Return the material exactly, first line through the line containing "-11.27, -11.69, -11.69]", and nothing more. Pictures stay out.

##############################

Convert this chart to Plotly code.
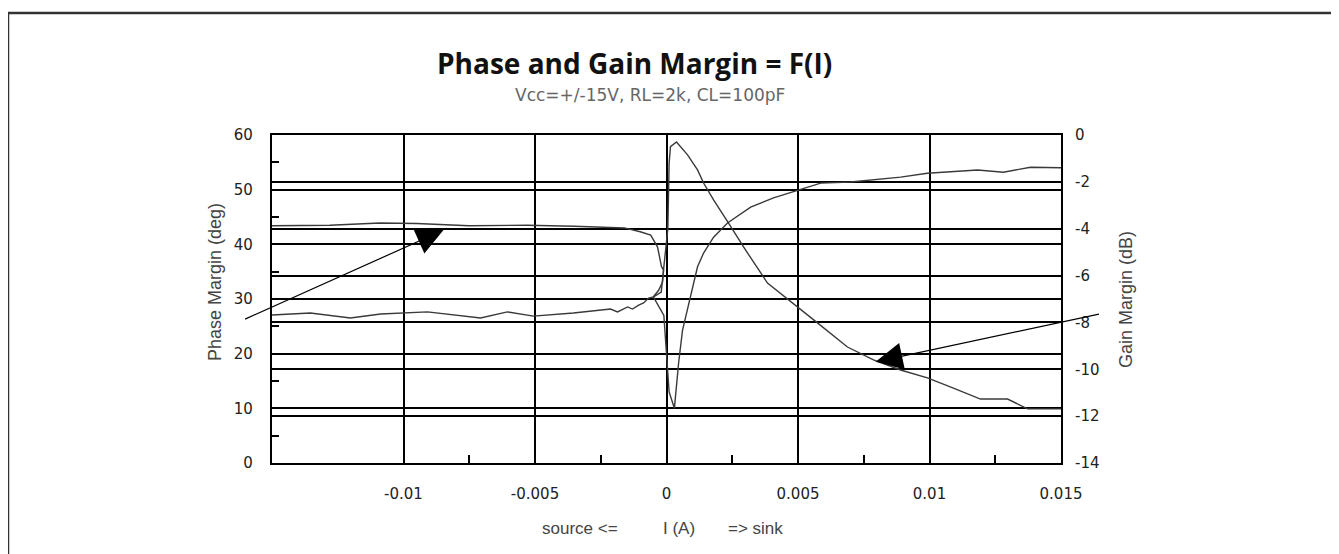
import plotly.graph_objects as go

# ---- data ----
phase_x = [-0.015, -0.0128, -0.0109, -0.0095, -0.0075, -0.0053, -0.0035, -0.0025, -0.0016, -0.0010,
           -0.0006, -0.00034, -0.00019, -0.00011, -0.00015, -0.0003, -0.0005, -0.0001, 0.0, 0.0001,
           0.0003, 0.00046, 0.00061, 0.0008, 0.00099, 0.00118, 0.00141, 0.00179, 0.00232, 0.0032,
           0.00407, 0.00483, 0.00586, 0.007, 0.0089, 0.00992, 0.01183, 0.01281, 0.01384, 0.015]
phase_deg = [43.4, 43.5, 43.9, 43.8, 43.4, 43.5, 43.3, 43.2, 43.0, 42.3,
             41.7, 39.5, 35.9, 35.3, 33.1, 31.6, 30.4, 27.0, 20.0, 13.0,
             10.0, 18.3, 24.3, 28.0, 32.2, 35.9, 38.4, 41.3, 43.9, 46.8,
             48.5, 49.6, 51.2, 51.4, 52.3, 53.0, 53.6, 53.2, 54.1, 54.0]

gain_x = [-0.015, -0.01354, -0.01202, -0.01087, -0.00909, -0.00707, -0.00605, -0.00506, -0.00354, -0.00213,
          -0.00186, -0.00148, -0.00129, -0.00106, -0.00087, -0.00068, -0.00049, -0.0002, 0.00005, 0.0001,
          0.00015, 0.00038, 0.0008, 0.00118, 0.00141, 0.00179, 0.00236, 0.00293, 0.00384, 0.00433,
          0.00498, 0.00574, 0.00688, 0.00787, 0.0089, 0.00992, 0.01091, 0.01194, 0.01297, 0.01373, 0.015]
gain_db = [-7.68, -7.60, -7.81, -7.64, -7.55, -7.81, -7.55, -7.73, -7.60, -7.43,
           -7.55, -7.34, -7.43, -7.26, -7.17, -6.96, -6.91, -6.7, -4.0, -1.2,
           -0.5, -0.3, -0.85, -1.49, -2.05, -2.77, -3.76, -4.78, -6.32, -6.75,
           -7.34, -8.02, -9.05, -9.60, -10.03, -10.37, -10.80, -11.27, -11.27, -11.69, -11.69]

x_ticks = [-0.01, -0.005, 0, 0.005, 0.01, 0.015]
x_ticklabels = ["-0.01", "-0.005", "0", "0.005", "0.01", "0.015"]
x_minor = [-0.0075, -0.0025, 0.0025, 0.0075, 0.0125]
y1_ticks = [0, 10, 20, 30, 40, 50, 60]
y1_minor = [5, 15, 25, 35, 45, 55]
y2_ticks = [-14, -12, -10, -8, -6, -4, -2, 0]
y2_ticklabels = ["-14", "-12", "-10", "-8", "-6", "-4", "-2", "0"]

title_text = "Phase and Gain Margin = F(I)"
subtitle_text = "Vcc=+/-15V, RL=2k, CL=100pF"
xtitle_parts = ["source <=", "I (A)", "=> sink"]
y1_title = "Phase Margin (deg)"
y2_title = "Gain Margin (dB)"

# ---- layout geometry (pixels, in reference screen coordinates) ----
W, H = 1339, 554
OFF = 8  # page body margin
L, R, T, B = 272, 1061, 135, 463
pw, ph = R - L, B - T


def px(xp):
    return (xp - L) / pw


def py(yp):
    return (B - yp) / ph


line_col = "#3a3a3a"

fig = go.Figure()
fig.add_trace(go.Scatter(x=phase_x, y=phase_deg, mode="lines", name="Phase Margin",
                         line=dict(color=line_col, width=1.4), yaxis="y", showlegend=False))
fig.add_trace(go.Scatter(x=gain_x, y=gain_db, mode="lines", name="Gain Margin",
                         line=dict(color=line_col, width=1.4), yaxis="y2", showlegend=False))

tick_font = dict(family="DejaVu Sans, Verdana, sans-serif", size=15, color="#222")

fig.update_layout(
    width=W, height=H,
    margin=dict(l=L - OFF, r=W - (R - OFF), t=T - OFF, b=H - (B - OFF), pad=0),
    paper_bgcolor="white", plot_bgcolor="white",
    xaxis=dict(range=[-0.015, 0.015], tickmode="array", tickvals=x_ticks, ticktext=x_ticklabels,
               showgrid=True, gridcolor="black", gridwidth=1.8, zeroline=False,
               showline=True, linecolor="black", linewidth=2.2, mirror=True,
               ticks="", tickfont=tick_font, ticklabelstandoff=16,
               minor=dict(tickvals=x_minor, ticks="inside", ticklen=8, tickwidth=1.5,
                          tickcolor="black", showgrid=False)),
    yaxis=dict(range=[0, 60], tickmode="array", tickvals=y1_ticks,
               showgrid=True, gridcolor="black", gridwidth=1.8, zeroline=False,
               showline=True, linecolor="black", linewidth=2.2, mirror=True,
               ticks="", tickfont=tick_font, ticklabelstandoff=14,
               minor=dict(tickvals=y1_minor, ticks="inside", ticklen=7, tickwidth=1.5,
                          tickcolor="black", showgrid=False)),
    yaxis2=dict(range=[-14, 0], tickmode="array", tickvals=y2_ticks, ticktext=y2_ticklabels,
                overlaying="y", side="right",
                showgrid=True, gridcolor="black", gridwidth=1.8, zeroline=False,
                showline=False, ticks="", tickfont=tick_font, ticklabelstandoff=13),
)

# outer frame (left, top, right sides)
fig.add_shape(type="path", xref="paper", yref="paper",
              path=f"M {px(8)},{py(600)} L {px(8)},{py(13)} L {px(1336)},{py(13)} L {px(1336)},{py(600)}",
              line=dict(color="#333", width=2.5))

ann_font = "Liberation Sans, Arial, sans-serif"
fig.add_annotation(xref="paper", yref="paper", x=px(634), y=py(63), text=f"<b>{title_text}</b>",
                   showarrow=False, font=dict(family="Open Sans, sans-serif", size=28, color="#111"),
                   xanchor="center", yanchor="middle")
fig.add_annotation(xref="paper", yref="paper", x=px(650), y=py(95), text=subtitle_text,
                   showarrow=False, font=dict(family="DejaVu Sans, sans-serif", size=17, color="#666"),
                   xanchor="center", yanchor="middle")
for txt, cx in zip(xtitle_parts, [580, 679, 755]):
    fig.add_annotation(xref="paper", yref="paper", x=px(cx), y=py(528), text=txt,
                       showarrow=False, font=dict(family=ann_font, size=17, color="#444"),
                       xanchor="center", yanchor="middle")
fig.add_annotation(xref="paper", yref="paper", x=px(215), y=py(282), text=y1_title,
                   textangle=-90, showarrow=False, font=dict(family=ann_font, size=18, color="#444"),
                   xanchor="center", yanchor="middle")
fig.add_annotation(xref="paper", yref="paper", x=px(1126), y=py(300), text=y2_title,
                   textangle=-90, showarrow=False, font=dict(family=ann_font, size=18, color="#444"),
                   xanchor="center", yanchor="middle")

# arrows pointing to the curves
fig.add_annotation(x=-0.00848, y=42.6, xref="x", yref="y", ax=-0.01608, ay=26.2, axref="x", ayref="y",
                   text="", showarrow=True, arrowhead=2, arrowsize=4.5, arrowwidth=1.2, arrowcolor="black")
fig.add_annotation(x=0.00795, y=18.5, xref="x", yref="y", ax=0.0165, ay=27.3, axref="x", ayref="y",
                   text="", showarrow=True, arrowhead=2, arrowsize=4.5, arrowwidth=1.2, arrowcolor="black")

fig.write_html("out.html")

##############################

### Complete output
Convert this chart to Plotly code.
import plotly.graph_objects as go

# ---- data ----
phase_x = [-0.015, -0.0128, -0.0109, -0.0095, -0.0075, -0.0053, -0.0035, -0.0025, -0.0016, -0.0010,
           -0.0006, -0.00034, -0.00019, -0.00011, -0.00015, -0.0003, -0.0005, -0.0001, 0.0, 0.0001,
           0.0003, 0.00046, 0.00061, 0.0008, 0.00099, 0.00118, 0.00141, 0.00179, 0.00232, 0.0032,
           0.00407, 0.00483, 0.00586, 0.007, 0.0089, 0.00992, 0.01183, 0.01281, 0.01384, 0.015]
phase_deg = [43.4, 43.5, 43.9, 43.8, 43.4, 43.5, 43.3, 43.2, 43.0, 42.3,
             41.7, 39.5, 35.9, 35.3, 33.1, 31.6, 30.4, 27.0, 20.0, 13.0,
             10.0, 18.3, 24.3, 28.0, 32.2, 35.9, 38.4, 41.3, 43.9, 46.8,
             48.5, 49.6, 51.2, 51.4, 52.3, 53.0, 53.6, 53.2, 54.1, 54.0]

gain_x = [-0.015, -0.01354, -0.01202, -0.01087, -0.00909, -0.00707, -0.00605, -0.00506, -0.00354, -0.00213,
          -0.00186, -0.00148, -0.00129, -0.00106, -0.00087, -0.00068, -0.00049, -0.0002, 0.00005, 0.0001,
          0.00015, 0.00038, 0.0008, 0.00118, 0.00141, 0.00179, 0.00236, 0.00293, 0.00384, 0.00433,
          0.00498, 0.00574, 0.00688, 0.00787, 0.0089, 0.00992, 0.01091, 0.01194, 0.01297, 0.01373, 0.015]
gain_db = [-7.68, -7.60, -7.81, -7.64, -7.55, -7.81, -7.55, -7.73, -7.60, -7.43,
           -7.55, -7.34, -7.43, -7.26, -7.17, -6.96, -6.91, -6.7, -4.0, -1.2,
           -0.5, -0.3, -0.85, -1.49, -2.05, -2.77, -3.76, -4.78, -6.32, -6.75,
           -7.34, -8.02, -9.05, -9.60, -10.03, -10.37, -10.80, -11.27, -11.27, -11.69, -11.69]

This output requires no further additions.